Mary LaPlant grew up in Milwaukee, WI and started playing violin at 9 years old. In high school her orchestra toured Scotland, England and Wales. In college she majored in violin performance and forestry. Mary graduated from the University of Wisconsin with a Bachelor of Science in Forestry with a minor in music, and was hired by the US Forest Service to work in the Boundary Waters Canoe Area Wilderness in northeast Minnesota. While there, she entered the State Fiddle Contest on a whim and won second place! That day she also met her husband - guitar maker and player, Don LaPlant. That started her fiddling career.

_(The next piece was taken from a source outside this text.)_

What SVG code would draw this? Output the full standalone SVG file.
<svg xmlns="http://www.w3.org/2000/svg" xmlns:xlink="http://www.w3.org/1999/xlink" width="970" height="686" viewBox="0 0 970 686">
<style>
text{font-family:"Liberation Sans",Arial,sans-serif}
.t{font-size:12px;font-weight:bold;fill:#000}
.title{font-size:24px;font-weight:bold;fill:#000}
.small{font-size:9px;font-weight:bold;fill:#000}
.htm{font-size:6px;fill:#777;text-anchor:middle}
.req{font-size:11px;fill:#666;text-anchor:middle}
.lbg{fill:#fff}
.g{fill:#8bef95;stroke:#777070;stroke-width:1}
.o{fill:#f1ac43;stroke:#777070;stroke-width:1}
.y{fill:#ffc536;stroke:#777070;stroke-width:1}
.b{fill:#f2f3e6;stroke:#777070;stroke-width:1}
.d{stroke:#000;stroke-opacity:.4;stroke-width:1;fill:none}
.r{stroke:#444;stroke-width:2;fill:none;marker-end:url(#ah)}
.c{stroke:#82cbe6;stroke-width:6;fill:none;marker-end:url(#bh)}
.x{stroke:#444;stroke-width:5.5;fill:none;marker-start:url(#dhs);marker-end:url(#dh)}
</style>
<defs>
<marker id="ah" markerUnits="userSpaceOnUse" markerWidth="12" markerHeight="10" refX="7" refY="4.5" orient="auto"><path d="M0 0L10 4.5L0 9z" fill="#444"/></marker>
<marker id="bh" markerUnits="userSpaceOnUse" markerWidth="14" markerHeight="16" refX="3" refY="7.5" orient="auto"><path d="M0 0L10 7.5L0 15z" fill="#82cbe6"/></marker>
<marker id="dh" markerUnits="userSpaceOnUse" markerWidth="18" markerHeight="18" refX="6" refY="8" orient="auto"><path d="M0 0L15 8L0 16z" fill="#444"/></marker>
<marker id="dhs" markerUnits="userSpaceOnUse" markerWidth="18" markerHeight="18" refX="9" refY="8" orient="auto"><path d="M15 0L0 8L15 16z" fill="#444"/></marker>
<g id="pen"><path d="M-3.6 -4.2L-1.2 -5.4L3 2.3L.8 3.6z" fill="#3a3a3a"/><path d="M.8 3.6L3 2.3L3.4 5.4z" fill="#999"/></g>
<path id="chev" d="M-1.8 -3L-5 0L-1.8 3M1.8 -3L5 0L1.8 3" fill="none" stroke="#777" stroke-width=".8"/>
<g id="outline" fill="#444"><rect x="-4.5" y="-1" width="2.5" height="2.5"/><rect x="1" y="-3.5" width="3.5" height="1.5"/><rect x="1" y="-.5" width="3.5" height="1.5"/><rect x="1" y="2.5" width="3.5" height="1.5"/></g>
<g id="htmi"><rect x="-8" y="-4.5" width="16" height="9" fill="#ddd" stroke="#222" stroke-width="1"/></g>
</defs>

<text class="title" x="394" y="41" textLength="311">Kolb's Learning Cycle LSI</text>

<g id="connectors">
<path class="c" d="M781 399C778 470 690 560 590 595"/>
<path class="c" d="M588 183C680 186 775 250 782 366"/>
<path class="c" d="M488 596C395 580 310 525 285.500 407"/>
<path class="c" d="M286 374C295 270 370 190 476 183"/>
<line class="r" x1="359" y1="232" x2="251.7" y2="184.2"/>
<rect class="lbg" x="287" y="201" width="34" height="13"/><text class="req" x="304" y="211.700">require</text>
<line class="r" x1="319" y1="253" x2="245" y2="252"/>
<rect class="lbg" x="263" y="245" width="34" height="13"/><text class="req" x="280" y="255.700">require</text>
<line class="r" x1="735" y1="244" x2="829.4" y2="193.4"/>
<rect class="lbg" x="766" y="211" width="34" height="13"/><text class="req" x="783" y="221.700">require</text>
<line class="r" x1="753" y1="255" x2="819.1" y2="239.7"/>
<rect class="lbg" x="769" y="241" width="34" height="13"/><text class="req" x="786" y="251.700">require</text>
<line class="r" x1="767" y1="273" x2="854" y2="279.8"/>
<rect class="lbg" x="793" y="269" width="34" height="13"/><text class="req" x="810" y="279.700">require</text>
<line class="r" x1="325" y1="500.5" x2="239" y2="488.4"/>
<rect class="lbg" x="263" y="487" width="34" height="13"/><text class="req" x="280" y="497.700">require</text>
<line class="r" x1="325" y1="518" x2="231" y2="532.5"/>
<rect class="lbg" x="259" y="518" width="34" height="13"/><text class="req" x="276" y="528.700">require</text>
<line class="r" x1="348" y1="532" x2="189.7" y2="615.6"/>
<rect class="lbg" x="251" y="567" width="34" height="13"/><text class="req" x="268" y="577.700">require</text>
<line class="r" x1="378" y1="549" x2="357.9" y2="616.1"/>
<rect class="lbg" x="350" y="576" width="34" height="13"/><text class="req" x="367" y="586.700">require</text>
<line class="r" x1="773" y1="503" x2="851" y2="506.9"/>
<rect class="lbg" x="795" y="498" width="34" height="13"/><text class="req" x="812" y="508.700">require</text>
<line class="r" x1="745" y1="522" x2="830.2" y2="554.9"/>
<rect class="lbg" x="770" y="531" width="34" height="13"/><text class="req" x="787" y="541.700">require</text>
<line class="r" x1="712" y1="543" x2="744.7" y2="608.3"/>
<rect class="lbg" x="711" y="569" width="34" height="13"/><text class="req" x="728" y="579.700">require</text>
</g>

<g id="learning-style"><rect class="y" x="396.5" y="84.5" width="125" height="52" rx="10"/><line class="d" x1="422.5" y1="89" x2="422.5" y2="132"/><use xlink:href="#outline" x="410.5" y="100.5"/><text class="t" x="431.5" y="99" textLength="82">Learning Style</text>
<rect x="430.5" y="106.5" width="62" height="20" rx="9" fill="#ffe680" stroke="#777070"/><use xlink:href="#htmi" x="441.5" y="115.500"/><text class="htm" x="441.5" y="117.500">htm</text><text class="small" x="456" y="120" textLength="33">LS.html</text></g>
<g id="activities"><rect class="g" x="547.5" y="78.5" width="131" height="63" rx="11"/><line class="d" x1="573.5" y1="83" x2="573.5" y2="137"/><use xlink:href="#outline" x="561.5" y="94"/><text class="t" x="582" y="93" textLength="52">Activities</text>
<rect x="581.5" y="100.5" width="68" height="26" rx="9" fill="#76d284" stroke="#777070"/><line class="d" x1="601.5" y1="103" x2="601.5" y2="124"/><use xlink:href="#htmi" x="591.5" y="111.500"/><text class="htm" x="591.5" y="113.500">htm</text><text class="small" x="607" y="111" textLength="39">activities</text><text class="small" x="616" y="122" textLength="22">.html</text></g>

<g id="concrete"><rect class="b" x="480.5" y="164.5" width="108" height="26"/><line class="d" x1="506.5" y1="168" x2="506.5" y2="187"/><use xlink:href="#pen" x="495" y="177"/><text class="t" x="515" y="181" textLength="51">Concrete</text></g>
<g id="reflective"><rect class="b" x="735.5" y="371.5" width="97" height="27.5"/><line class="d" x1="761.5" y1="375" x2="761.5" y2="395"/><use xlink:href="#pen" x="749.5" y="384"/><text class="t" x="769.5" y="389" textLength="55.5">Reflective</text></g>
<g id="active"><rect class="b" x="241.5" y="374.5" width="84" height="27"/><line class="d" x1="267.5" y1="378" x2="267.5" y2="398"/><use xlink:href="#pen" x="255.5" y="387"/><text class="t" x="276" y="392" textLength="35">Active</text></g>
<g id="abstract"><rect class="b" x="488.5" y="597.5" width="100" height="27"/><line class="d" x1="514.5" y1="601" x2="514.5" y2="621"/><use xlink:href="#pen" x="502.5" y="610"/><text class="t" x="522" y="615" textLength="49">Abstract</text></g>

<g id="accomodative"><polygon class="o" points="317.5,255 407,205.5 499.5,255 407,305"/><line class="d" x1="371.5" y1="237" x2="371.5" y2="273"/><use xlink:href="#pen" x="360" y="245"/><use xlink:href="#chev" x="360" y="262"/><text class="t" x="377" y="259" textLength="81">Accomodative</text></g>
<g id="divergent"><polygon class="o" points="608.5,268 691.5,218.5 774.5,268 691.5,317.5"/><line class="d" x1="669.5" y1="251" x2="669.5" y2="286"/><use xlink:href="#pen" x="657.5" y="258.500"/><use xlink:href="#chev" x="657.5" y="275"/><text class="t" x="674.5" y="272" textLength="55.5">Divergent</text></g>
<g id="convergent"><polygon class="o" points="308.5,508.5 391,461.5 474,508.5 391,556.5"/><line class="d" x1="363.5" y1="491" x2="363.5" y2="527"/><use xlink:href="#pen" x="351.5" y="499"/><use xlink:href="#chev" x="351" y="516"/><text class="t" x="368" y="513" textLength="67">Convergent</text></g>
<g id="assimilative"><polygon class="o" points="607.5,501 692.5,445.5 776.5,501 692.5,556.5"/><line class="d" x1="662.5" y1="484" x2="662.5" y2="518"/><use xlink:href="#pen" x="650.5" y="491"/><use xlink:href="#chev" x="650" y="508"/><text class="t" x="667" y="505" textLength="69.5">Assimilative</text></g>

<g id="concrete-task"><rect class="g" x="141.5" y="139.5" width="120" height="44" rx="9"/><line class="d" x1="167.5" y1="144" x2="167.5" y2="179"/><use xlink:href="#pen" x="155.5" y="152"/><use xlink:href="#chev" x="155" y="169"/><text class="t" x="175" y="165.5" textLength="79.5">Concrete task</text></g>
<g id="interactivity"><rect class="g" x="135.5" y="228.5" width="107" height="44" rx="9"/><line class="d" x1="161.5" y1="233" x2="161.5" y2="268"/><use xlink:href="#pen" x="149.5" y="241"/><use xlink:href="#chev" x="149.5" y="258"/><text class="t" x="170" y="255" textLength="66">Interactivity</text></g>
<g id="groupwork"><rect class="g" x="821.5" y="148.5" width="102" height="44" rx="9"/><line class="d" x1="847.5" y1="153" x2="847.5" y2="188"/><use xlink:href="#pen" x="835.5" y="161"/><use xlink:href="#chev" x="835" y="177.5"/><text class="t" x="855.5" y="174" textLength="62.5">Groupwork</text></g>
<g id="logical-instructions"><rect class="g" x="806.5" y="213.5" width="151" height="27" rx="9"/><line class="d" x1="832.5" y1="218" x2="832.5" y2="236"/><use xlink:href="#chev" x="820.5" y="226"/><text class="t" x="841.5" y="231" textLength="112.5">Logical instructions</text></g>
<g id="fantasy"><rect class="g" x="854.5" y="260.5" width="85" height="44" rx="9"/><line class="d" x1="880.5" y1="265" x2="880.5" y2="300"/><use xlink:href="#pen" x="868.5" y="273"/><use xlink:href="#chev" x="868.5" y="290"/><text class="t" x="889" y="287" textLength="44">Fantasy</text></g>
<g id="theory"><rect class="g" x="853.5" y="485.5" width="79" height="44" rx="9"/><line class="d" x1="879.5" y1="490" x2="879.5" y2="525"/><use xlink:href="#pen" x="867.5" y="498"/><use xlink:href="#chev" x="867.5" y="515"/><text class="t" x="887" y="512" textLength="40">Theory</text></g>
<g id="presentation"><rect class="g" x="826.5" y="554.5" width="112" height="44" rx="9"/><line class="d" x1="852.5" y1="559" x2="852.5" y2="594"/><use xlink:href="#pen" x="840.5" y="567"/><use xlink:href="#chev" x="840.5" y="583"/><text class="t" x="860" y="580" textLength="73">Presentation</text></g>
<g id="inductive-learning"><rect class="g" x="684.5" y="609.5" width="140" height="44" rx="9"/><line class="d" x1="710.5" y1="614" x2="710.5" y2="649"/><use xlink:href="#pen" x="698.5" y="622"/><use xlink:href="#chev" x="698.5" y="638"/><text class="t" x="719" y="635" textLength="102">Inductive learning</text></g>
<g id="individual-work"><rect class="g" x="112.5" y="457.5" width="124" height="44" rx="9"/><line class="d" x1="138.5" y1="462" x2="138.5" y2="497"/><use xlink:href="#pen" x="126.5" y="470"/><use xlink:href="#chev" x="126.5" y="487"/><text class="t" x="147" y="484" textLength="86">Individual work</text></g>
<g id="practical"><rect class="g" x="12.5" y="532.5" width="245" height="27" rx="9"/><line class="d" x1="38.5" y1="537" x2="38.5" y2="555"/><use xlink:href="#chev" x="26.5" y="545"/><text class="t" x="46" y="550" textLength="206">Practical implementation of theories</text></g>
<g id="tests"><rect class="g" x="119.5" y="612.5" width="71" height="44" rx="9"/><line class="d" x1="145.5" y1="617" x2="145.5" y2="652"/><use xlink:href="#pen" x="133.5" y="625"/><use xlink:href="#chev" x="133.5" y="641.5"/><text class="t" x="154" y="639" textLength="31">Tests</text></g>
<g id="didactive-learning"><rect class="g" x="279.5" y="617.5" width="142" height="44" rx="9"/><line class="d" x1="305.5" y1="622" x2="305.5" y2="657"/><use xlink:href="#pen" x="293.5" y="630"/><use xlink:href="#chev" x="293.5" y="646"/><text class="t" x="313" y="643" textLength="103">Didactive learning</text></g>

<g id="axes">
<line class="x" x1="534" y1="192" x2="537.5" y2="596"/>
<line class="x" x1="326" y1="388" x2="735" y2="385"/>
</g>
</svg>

More recently, Mary has won the title “State Fiddle Champion” three times (1999, 2003 and 2006). She has also performed with Jay Ungar (composer of “Ashokan Farewell”), opened for Ricky Skaggs, is the fiddler of a local bluegrass group, and is the concertmaster and occasional soloist for the Itasca Symphony Orchestra. She has also been hired as the backup fiddler on numerous recordings. “Serenity” is her second of three recordings and features some of her most favorite fancy fiddle tunes along with the first piece she ever wrote, “Sorrow’s Joy”. Here’s what she has to say about that piece:
“I never intended to write music – I didn’t know I could. I was just playing my violin one day after our infant daughter died, and this tune just came pouring out of my heart through my fingers. I played it over and over – it expressed the emptiness I was feeling. I never performed it or did anything with it until years later when I was choosing the tunes for “Serenity”. I thought that if anybody was ever to hear it, this would be the time. Then I realized that the beautiful, mournful melody I had written didn’t tell the whole story. It didn’t reflect all the fun we had with our daughter then, nor how my life is richer now because of her life and death. So I titled that first melody “Allison” after our daughter. Then I added a second comfortable and happy tune called “Good Times”, along with a third called “The Gift”. My life is richer now because I appreciate what I have – while I have it. For me, “Sorrow’s Joy” expresses how it hurts to lose someone you love, and how that sorrow can bring joy to the rest of your life. I hope it touches others’ hearts as it does mine.”
Today Mary is a full-time mother (she and Don are blessed with two other children) and a part-time violin teacher. There’s no place she’d rather be.